The New York Police Department (NYPD) is to start using drones for some of its work in the city.
Joining more than 900 other state and local police, fire, and emergency units across the country that are already making use of drones, the NYPD’s kit comprises 11 DJI Mavic Pro quadcopters, 2 DJI Matrice 210 RTK quadcopters, and 1 DJI Inspire 1 quadcopter.
The department will deploy the remotely controlled flying machines for a variety of operations, including search-and-rescue missions, crime scene investigations where the location is hard to access, hostage situations, and hazardous material incidents.
They will not be used for routine patrols, traffic enforcement, immobilizing vehicles or suspects, as a weapon or equipped with a weapon, or as a search tool without a warrant.
The drones will be deployed solely by licensed NYPD officers of the Technical Assistance Response Unit (TARU) who have received extensive training, the police department said.
Commenting on the role drones are set to play in the operations of the NYPD, Police Commissioner James P. O’Neill said: “As the largest municipal police department in the United States, the NYPD must always be willing to leverage the benefits of new and always-improving technology.”
He added, “Our new [drone] program is part of this evolution — it enables our highly trained cops to be even more responsive to the people we serve, and to carry out the NYPD’s critical work in ways that are more effective, efficient, and safe for everyone.”
But the New York Civil Liberties Union (NYCLU) was quick to voice concern about the NYPD’s new drone policy, claiming that there are “no meaningful restrictions on police deployment of drones, paving the way for the NYPD to build a permanent archive of any behavior visible from the sky.”

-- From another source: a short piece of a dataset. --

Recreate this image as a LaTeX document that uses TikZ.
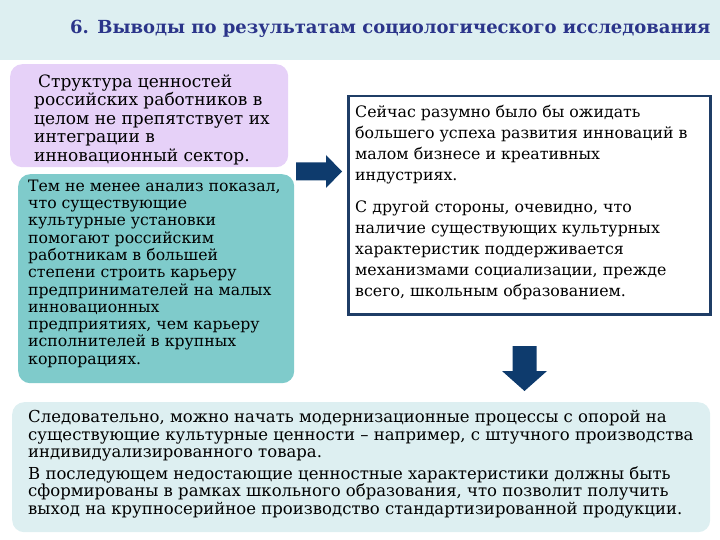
\documentclass[tikz,border=0pt]{standalone}
\usepackage{fontspec}
\setmainfont{DejaVu Serif}
\usetikzlibrary{positioning}

\definecolor{bandcyan}{HTML}{DDEFF1}
\definecolor{titleblue}{HTML}{2B358A}
\definecolor{lavender}{HTML}{E6D1F8}
\definecolor{tealbox}{HTML}{7FCBCB}
\definecolor{navyline}{HTML}{1F3D66}
\definecolor{navyarrow}{HTML}{0E3B6D}

\tikzset{
  panel/.style={anchor=north west, inner sep=0pt, rounded corners=12pt},
  paneltext/.style={anchor=west, align=left, inner sep=0pt, text=black},
  blockarrow/.style={fill=navyarrow}
}

\begin{document}
\begin{tikzpicture}[x=1pt, y=-1pt]
  \useasboundingbox (0,0) rectangle (720,540);

  % header band and title
  \fill[bandcyan] (0,0) rectangle (720,60);
  \node[anchor=west, inner sep=0pt, text=titleblue, font=\fontsize{18}{20}\bfseries] (title) at (70,29)
    {6. Выводы по результатам социологического исследования};

  % upper left: lavender box
  \node[panel, fill=lavender, minimum width=278pt, minimum height=103pt] (values) at (10,64) {};
  \node[paneltext, font=\fontsize{17}{18.5}\selectfont] (valuestext) at ([xshift=24pt, yshift=-4pt]values.west)
    {\hspace{4pt}Структура ценностей\\
     российских работников в\\
     целом не препятствует их\\
     интеграции в\\
     инновационный сектор.};

  % lower left: teal box
  \node[panel, fill=tealbox, minimum width=276pt, minimum height=209pt] (analysis) at (18,174) {};
  \node[paneltext, font=\fontsize{15.7}{17.3}\selectfont] (analysistext) at ([xshift=10pt, yshift=5pt]analysis.west)
    {Тем не менее анализ показал,\\
     что существующие\\
     культурные установки\\
     помогают российским\\
     работникам в большей\\
     степени строить карьеру\\
     предпринимателей на малых\\
     инновационных\\
     предприятиях, чем карьеру\\
     исполнителей в крупных\\
     корпорациях.};

  % right: framed box
  \node[anchor=north west, inner sep=0pt, draw=navyline, line width=2.5pt, fill=white,
        minimum width=362pt, minimum height=218pt] (expect) at (347,95) {};
  \node[paneltext, font=\fontsize{15.8}{21}\selectfont] (expecttext) at ([xshift=8pt, yshift=3pt]expect.west)
    {Сейчас разумно было бы ожидать\\
     большего успеха развития инноваций в\\
     малом бизнесе и креативных\\
     индустриях.\\[11pt]
     С другой стороны, очевидно, что\\
     наличие существующих культурных\\
     характеристик поддерживается\\
     механизмами социализации, прежде\\
     всего, школьным образованием.};

  % bottom: conclusion box
  \node[panel, fill=bandcyan, minimum width=698pt, minimum height=130pt] (result) at (12,402) {};
  \node[paneltext, font=\fontsize{16.5}{17.7}\selectfont] (resulttext) at ([xshift=16pt, yshift=3pt]result.west)
    {Следовательно, можно начать модернизационные процессы с опорой на\\
     существующие культурные ценности – например, с штучного производства\\
     индивидуализированного товара.\\[3.5pt]
     В последующем недостающие ценностные характеристики должны быть\\
     сформированы в рамках школьного образования, что позволит получить\\
     выход на крупносерийное производство стандартизированной продукции.};

  % block arrows
  \fill[blockarrow] (296,162.5) -- (326,162.5) -- (326,155) -- (342,171.5)
    -- (326,188) -- (326,180.5) -- (296,180.5) -- cycle;
  \fill[blockarrow] (512.5,346) -- (536.5,346) -- (536.5,371) -- (547,371)
    -- (524.5,391) -- (502,371) -- (512.5,371) -- cycle;
\end{tikzpicture}
\end{document}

It added that while there are “legitimate reasons why the NYPD may need to use high-tech equipment like drones to protect our city … law enforcement needs must always be balanced with the privacy rights of New Yorkers.”
The NYPD first tested drone technology almost a decade ago, but ended the trial program in 2011.
A growing number of public safety agencies around the world are turning to drones to aid them in their work, and the machines have already proved their worth in a number of incidents. Earlier this year, for example, cops in the U.K. used a drone with a thermal imaging camera to find a lost person who was in danger of succumbing to hypothermia, while rescuers in Hawaii used the technology to help guide people to safety as lava from Kilauea volcano flowed toward their property.